Hacía diez años que el hombre faltaba del pueblo y sabía que la fábrica se hallaba cerrada. Pero no le importó demasiado, porque sus intereses estaban en otra parte y ya no era peón ni capataz. Así que visitó a sus amigos y arregló sus asuntos sin pasar por la fábrica, hasta que una tarde sus pasos lo llevaron, cruzó distraído un puente, atravesó el portón y dice que el silencio lo hizo despertar. Hacía tiempo que el hombre no lloraba.
La chimenea está allí: sesenta y cinco metros de ladrillo vertical en cuya punta supo flamear, los días de festejo, la bandera inglesa. Pero ya nadie sube sus peldaños oxidados.
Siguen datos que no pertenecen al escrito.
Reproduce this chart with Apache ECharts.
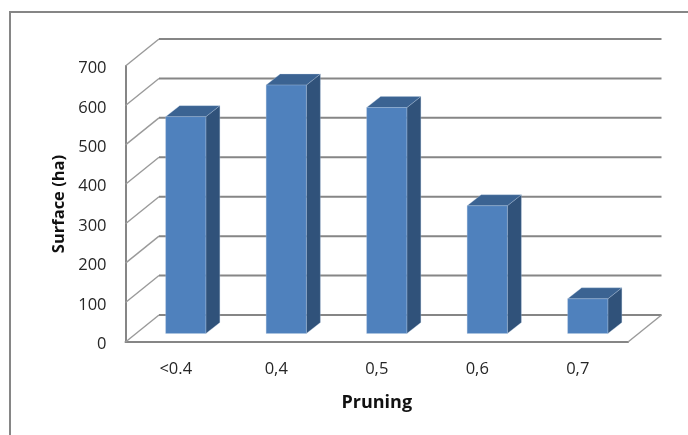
<!DOCTYPE html>
<html>
<head>
<meta charset="utf-8">
<style>html,body{margin:0;padding:0;background:#fff}#c{width:688px;height:435px}</style>
<script src="https://cdn.jsdelivr.net/npm/echarts@6/dist/echarts.min.js"></script>
</head>
<body>
<div id="c"></div>
<script>
// Pruning classes and the surface in hectares for each one
const categories = ['<0.4', '0,4', '0,5', '0,6', '0,7'];
const surface = [550, 630, 573, 324, 88];
const valueTicks = [0, 100, 200, 300, 400, 500, 600, 700];

// Pseudo-3D projection: how far the back wall and the bars sit behind the axis plane
const wallDepth = [33.5, -27];
const barInset = [10, -8.5];
const barDepth = [14, -11];
const barWidthShare = 0.4;

const gridColor = '#868686';
const faceColors = { front: '#4f81bd', top: '#3b6392', side: '#30527a', edge: '#b4c8e0' };

const chart = echarts.init(document.getElementById('c'), null, { renderer: 'canvas' });

function shift(p, d) { return [p[0] + d[0], p[1] + d[1]]; }

// One floor-to-wall line per tick: oblique along the side wall, then flat across the back wall
function renderWallLine(params, api) {
  const base = api.coord([0, api.value(0)]);
  const left = params.coordSys.x;
  const right = left + params.coordSys.width;
  const front = [left, base[1]];
  const back = shift(front, wallDepth);
  const backRight = [right + wallDepth[0], back[1]];
  const children = [{
    type: 'polyline',
    shape: { points: [front, back] },
    style: { fill: null, stroke: '#9a9a9a', lineWidth: 1.4 }
  }, {
    type: 'polyline',
    shape: { points: [back, backRight] },
    style: { fill: null, stroke: gridColor, lineWidth: 2 }
  }];
  if (api.value(0) === 0) {
    children.push({
      type: 'polyline',
      shape: { points: [[right, base[1]], backRight] },
      style: { fill: null, stroke: '#9a9a9a', lineWidth: 1.4 }
    });
  }
  return { type: 'group', children };
}

// A bar as three faces: front, top and the shaded right side
function renderBar(params, api) {
  const i = api.value(0);
  const w = api.size([1, 0])[0] * barWidthShare;
  const topC = shift(api.coord([i, api.value(1)]), barInset);
  const baseC = shift(api.coord([i, 0]), barInset);
  const x0 = topC[0] - w / 2;
  const x1 = topC[0] + w / 2;
  const tl = [x0, topC[1]], tr = [x1, topC[1]];
  const bl = [x0, baseC[1]], br = [x1, baseC[1]];
  const poly = (pts, fill) => ({
    type: 'polygon',
    shape: { points: pts },
    style: { fill, stroke: faceColors.edge, lineWidth: 0.5, strokeOpacity: 0.6 }
  });
  return {
    type: 'group',
    children: [
      poly([tr, br, shift(br, barDepth), shift(tr, barDepth)], faceColors.side),
      poly([tl, tr, shift(tr, barDepth), shift(tl, barDepth)], faceColors.top),
      poly([tl, tr, br, bl], faceColors.front)
    ]
  };
}

chart.setOption({
  animation: false,
  backgroundColor: '#fff',
  textStyle: { fontFamily: '"Open Sans", "Noto Sans", sans-serif' },
  grid: { left: 125.5, top: 66, width: 502.5, height: 276, containLabel: false },
  xAxis: {
    type: 'category',
    data: categories,
    name: 'Pruning',
    nameLocation: 'middle',
    nameGap: 52,
    nameTextStyle: { fontSize: 18, fontWeight: 'bold', color: '#111' },
    axisTick: { show: false },
    axisLine: { lineStyle: { color: gridColor, width: 2 } },
    axisLabel: { fontSize: 16.5, color: '#262626', margin: 19 },
    splitLine: { show: false }
  },
  yAxis: {
    type: 'value',
    min: 0,
    max: 700,
    interval: 100,
    name: 'Surface (ha)',
    nameLocation: 'middle',
    nameGap: 56,
    nameTextStyle: { fontSize: 16.5, fontWeight: 'bold', color: '#111' },
    axisTick: { show: false },
    axisLine: { show: true, lineStyle: { color: gridColor, width: 2 } },
    axisLabel: { fontSize: 16.5, color: '#262626', margin: 19, verticalAlign: 'top', lineHeight: 5 },
    splitLine: { show: false }
  },
  series: [
    {
      type: 'custom',
      clip: false,
      z: 1,
      renderItem: renderWallLine,
      encode: { y: 0 },
      data: valueTicks.map(v => [v]),
      silent: true
    },
    {
      type: 'custom',
      clip: false,
      z: 3,
      renderItem: renderBar,
      encode: { x: 0, y: 1 },
      data: surface.map((v, i) => [i, v])
    }
  ],
  graphic: [{
    type: 'polyline',
    silent: true,
    shape: { points: [[10, 435], [10, 12], [688, 12]] },
    style: { fill: null, stroke: '#868686', lineWidth: 2 }
  }]
});
</script>
</body>
</html>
Las víboras fluyen por el canal de humo, asoman a los derrumbes, se meten en las oficinas desiertas.
-Este mes matamos cuarenta –dice Reinaldo Silva.
Las manos y los gestos del último empleado de La Forestal, en Villa Ana, reconstruyen los tres pisos que faltan entre las paredes con espesor de muralla, los huecos que fueron ventanas, las aserrineras convertidas en fosos. Bosta de caballo cubre el piso que presumió de parqué, y un retoño de ombú crece entre la invasora maleza amarilla.
Aquí se molía el quebracho, los rollizos empujados por el gato hidráulico gemían y se desintegraban contra las cuchillas de acero; aquí pasaba la cinta transportadora por el aserrín que iba a cocimiento. Uno puede imaginar a los hombres semidesnudos, cubiertos apenas por el chiripá, sudando entre nubes de vapor junto a las baterías de difusores, las tinas y los vácum, cortando con el brazo el chorro espeso y caliente que secaría tomando la forma de las bolsas, la cortante dureza del quebracho y su color, antes de ser embarcado para curtir los cueros y las pieles de medio mundo.
Pero es inútil. Las máquinas que trituraron un bosque han desaparecido; mojarritas nadan en la pileta que alimentó las baterías y sirvió de piscina a los gerentes; las calderas duermen amontonadas como grandes elefantes muertos.
La fábrica de tanino de Villa Ana no fue la primera, ni la última, ni la más importante entre las plantas de La Forestal clausuradas en los últimos veinte años. Pero ninguna dejó un testimonio tan impresionante de la caída de un imperio. A su alrededor, el pueblo agoniza desde 1957. Sus nueve mil habitantes se redujeron a tres mil. Diez mil hacheros de la zona emigraron o cayeron en primitivas formas de subsistencia.
No quedan huellas de sus ranchos de paja, pero el pueblo Forestal, que albergó a funcionarios y empleados, subsiste con sus casas de ladrillos encalados en color crema, sus galerías de tirantes rojos, sus techos a dos aguas. Cuatro de cada diez están hoy desocupadas, y una que ocupa media manzana con jardín acaba de venderse en setenta mil pesos.
Sobre la plaza, en una esquina, la puerta del único hotel permanece inexorablemente cerrada. Nada se mueve bajo el abrasador sol de la siesta. Un potrero donde pastan los caballos fue pista de aterrizaje; la cancha de golf donde se jugaron torneos internacionales ha sido removida por el arado. “Aquí vino la reina de Inglaterra”, dice una voz que también parece ausente. Y ella misma contesta:
-Vivimos de recuerdos.
De los recuerdos más bien se muere, pero le voy a contar una cosa insignificante. No vale la pena que la anote. Yo tenía nueve años y estaba muerto de sueño, esperando que empezara el cine. Papá y mamá también, y todo el pueblo inquieto, porque era la época en que se alzaron los hacheros. Hasta que entró el gerente y se apagaron las luces. El cine empezaba cuando llegaba el gerente de La Forestal.